• Exclusive breastfeeding;
  • infants;
  • Lesotho;
  • water supplementation

This study was designed to obtain policy-and programme-relevant data on exclusive breastfeeding in Lesotho at a time when global recommendations for exclusive breastfeeding were new. During both phases of field research, conducted in 1991 and 1992, qualitative information was obtained through focus groups and individual interviews with mothers, grandmothers and nurses. This was complemented during the second phase with quantitative data collected through a clinic-based survey of mothers. The qualitative and the quantitative findings consistently converged, illustrating a culture of infant feeding in which breastfeeding was central, but exclusive breastfeeding was an unknown concept and not practised. Grandmothers seemed to be more in tune with the ideal of exclusive breastfeeding as they had given their young infants thin gruel only occasionally. Contemporary mothers, in contrast, were regularly giving their young infants water. Mothers and grandmothers frequently cited nurses as the source of advice for giving water.

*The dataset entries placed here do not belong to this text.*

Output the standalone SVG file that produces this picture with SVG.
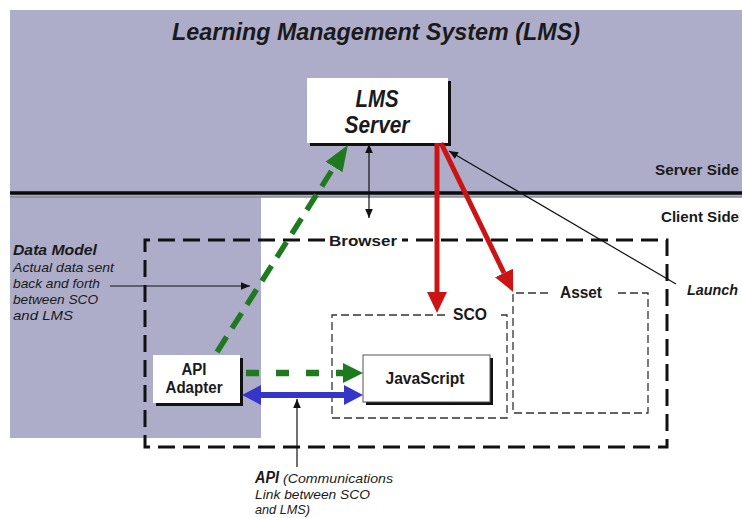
<svg xmlns="http://www.w3.org/2000/svg" width="742" height="518" viewBox="0 0 742 518">
<style>
.t{font-family:"Liberation Sans",Arial,sans-serif;fill:#1a1a1a}
.b{font-weight:bold}
.i{font-style:italic}
.box{fill:#fff}
.shadow{fill:#111}
.bd{fill:none;stroke:#111;stroke-width:3;stroke-dasharray:17 8}
.td{fill:none;stroke:#333;stroke-width:1.3;stroke-dasharray:8 4}
.thin{fill:none;stroke:#111;stroke-width:1.2}
</style>
<defs>
<marker id="ah" markerUnits="userSpaceOnUse" markerWidth="12" markerHeight="10" viewBox="-1 -5 11 10" refX="9" refY="0" orient="auto-start-reverse"><path d="M0,-3.8 L9,0 L0,3.8 Z" fill="#111"/></marker>
<marker id="ahG" markerUnits="userSpaceOnUse" markerWidth="30" markerHeight="26" viewBox="0 -13 30 26" refX="0" refY="0" orient="auto"><path d="M0,-10 L26,0 L0,10 Z" fill="#1f7a1f"/></marker>
<marker id="ahGh" markerUnits="userSpaceOnUse" markerWidth="24" markerHeight="24" viewBox="0 -12 24 24" refX="0" refY="0" orient="auto"><path d="M0,-10 L20,0 L0,10 Z" fill="#1f7a1f"/></marker>
<marker id="ahR" markerUnits="userSpaceOnUse" markerWidth="26" markerHeight="24" viewBox="0 -12 26 24" refX="0" refY="0" orient="auto"><path d="M0,-10 L21,0 L0,10 Z" fill="#cc1414"/></marker>
<marker id="ahB" markerUnits="userSpaceOnUse" markerWidth="22" markerHeight="24" viewBox="0 -12 22 24" refX="0" refY="0" orient="auto-start-reverse"><path d="M0,-10 L19,0 L0,10 Z" fill="#3535c8"/></marker>
</defs>
<rect x="0" y="0" width="742" height="518" fill="#fff"/>
<g id="background">
<rect x="10" y="10" width="732" height="187" fill="#adadca"/>
<rect x="10" y="196" width="251" height="242" fill="#adadca"/>
<line x1="10" y1="193" x2="742" y2="193" stroke="#0a0a0a" stroke-width="3.5"/>
<line x1="10" y1="197" x2="742" y2="197" stroke="#8a8a96" stroke-width="1.5"/>
</g>
<text class="t b i" x="376" y="40" font-size="23" text-anchor="middle" textLength="408" lengthAdjust="spacingAndGlyphs">Learning Management System (LMS)</text>
<text class="t b" x="739" y="175" font-size="15" text-anchor="end" textLength="84" lengthAdjust="spacingAndGlyphs">Server Side</text>
<text class="t b" x="739" y="222" font-size="15" text-anchor="end" textLength="78" lengthAdjust="spacingAndGlyphs">Client Side</text>
<g id="browser">
<path class="bd" d="M325,240 H145 V447 H667 V240 H402"/>
<text class="t b" x="363" y="246" font-size="15" text-anchor="middle" textLength="68" lengthAdjust="spacingAndGlyphs">Browser</text>
</g>
<g id="sco">
<path class="td" d="M445,315 H332 V418 H507 V315 H497"/>
<text class="t b" x="470" y="320" font-size="16" text-anchor="middle" textLength="34" lengthAdjust="spacingAndGlyphs">SCO</text>
</g>
<g id="asset">
<path class="td" d="M548,293 H513 V413 H648 V293 H618"/>
<text class="t b" x="581" y="298" font-size="16" text-anchor="middle" textLength="42" lengthAdjust="spacingAndGlyphs">Asset</text>
</g>
<g id="lms-server">
<rect class="shadow" x="310" y="81" width="141" height="65"/>
<rect class="box" x="307" y="78" width="141" height="65"/>
<text class="t b i" x="377" y="107" font-size="23" text-anchor="middle" textLength="43" lengthAdjust="spacingAndGlyphs">LMS</text>
<text class="t b i" x="377" y="133" font-size="23" text-anchor="middle" textLength="65" lengthAdjust="spacingAndGlyphs">Server</text>
</g>
<g id="javascript">
<rect class="shadow" x="366" y="358" width="127" height="47"/>
<rect class="box" x="363" y="355" width="127" height="47" stroke="#555" stroke-width="1"/>
<text class="t b" x="425" y="384" font-size="16" text-anchor="middle" textLength="79" lengthAdjust="spacingAndGlyphs">JavaScript</text>
</g>
<g id="api-adapter">
<rect class="shadow" x="156" y="358" width="87" height="48"/>
<rect class="box" x="153" y="355" width="87" height="48"/>
<text class="t b" x="194" y="375" font-size="16" text-anchor="middle" textLength="25" lengthAdjust="spacingAndGlyphs">API</text>
<text class="t b" x="194" y="393" font-size="16" text-anchor="middle" textLength="57" lengthAdjust="spacingAndGlyphs">Adapter</text>
</g>
<g id="data-model-label">
<text class="t b i" x="13" y="255" font-size="15" textLength="84" lengthAdjust="spacingAndGlyphs">Data Model</text>
<text class="t i" x="13" y="272" font-size="13.5" textLength="101" lengthAdjust="spacingAndGlyphs">Actual data sent</text>
<text class="t i" x="13" y="288" font-size="13.5" textLength="87" lengthAdjust="spacingAndGlyphs">back and forth</text>
<text class="t i" x="13" y="304" font-size="13.5" textLength="85" lengthAdjust="spacingAndGlyphs">between SCO</text>
<text class="t i" x="13" y="320" font-size="13.5" textLength="60" lengthAdjust="spacingAndGlyphs">and LMS</text>
</g>
<g id="api-label">
<text class="t b i" x="255" y="483" font-size="16" textLength="24" lengthAdjust="spacingAndGlyphs">API</text>
<text class="t i" x="283" y="483" font-size="13.5" textLength="110" lengthAdjust="spacingAndGlyphs">(Communications</text>
<text class="t i" x="255" y="499" font-size="13.5" textLength="115" lengthAdjust="spacingAndGlyphs">Link between SCO</text>
<text class="t i" x="255" y="514" font-size="13" textLength="55" lengthAdjust="spacingAndGlyphs">and LMS)</text>
</g>
<g id="launch-label">
<text class="t b i" x="687" y="295" font-size="15" textLength="51" lengthAdjust="spacingAndGlyphs">Launch</text>
</g>
<g id="connectors">
<line x1="217" y1="352" x2="334" y2="167" stroke="#1f7a1f" stroke-width="5.5" stroke-dasharray="18 10" marker-end="url(#ahG)"/>
<line x1="243" y1="373" x2="343" y2="373" stroke="#1f7a1f" stroke-width="6.5" stroke-dasharray="13 17" stroke-dashoffset="-3" marker-end="url(#ahGh)"/>
<line x1="261" y1="395" x2="344" y2="395" stroke="#3535c8" stroke-width="6" marker-start="url(#ahB)" marker-end="url(#ahB)"/>
<line x1="437" y1="143" x2="437" y2="292" stroke="#cc1414" stroke-width="5" marker-end="url(#ahR)"/>
<line x1="441" y1="143" x2="504" y2="273" stroke="#cc1414" stroke-width="5" marker-end="url(#ahR)"/>
<line class="thin" x1="369" y1="144" x2="369" y2="218" marker-start="url(#ah)" marker-end="url(#ah)"/>
<line class="thin" x1="676" y1="284" x2="449" y2="151" marker-end="url(#ah)"/>
<line class="thin" x1="110" y1="286" x2="250" y2="286" marker-end="url(#ah)"/>
<line class="thin" x1="297" y1="467" x2="297" y2="399" marker-end="url(#ah)"/>
</g>
</svg>
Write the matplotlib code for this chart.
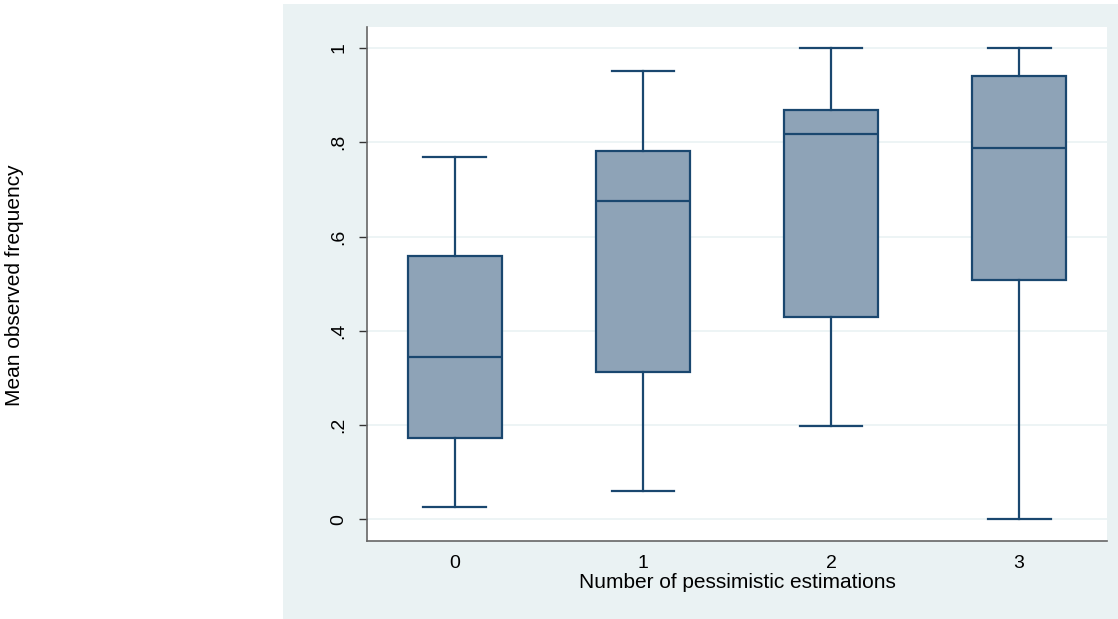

Grandmothers were adamant in pointing out that they had never given water to their own young infants and asserted that they avoided giving it to their grandchildren as they considered it unnecessary and harmful. According to the grandmothers, water supplementation was a new practice that had been introduced through the clinics.

Conclusion: Efforts to discourage water supplementation and encourage exclusive breastfeeding in this setting need to be directed both at mothers and health providers.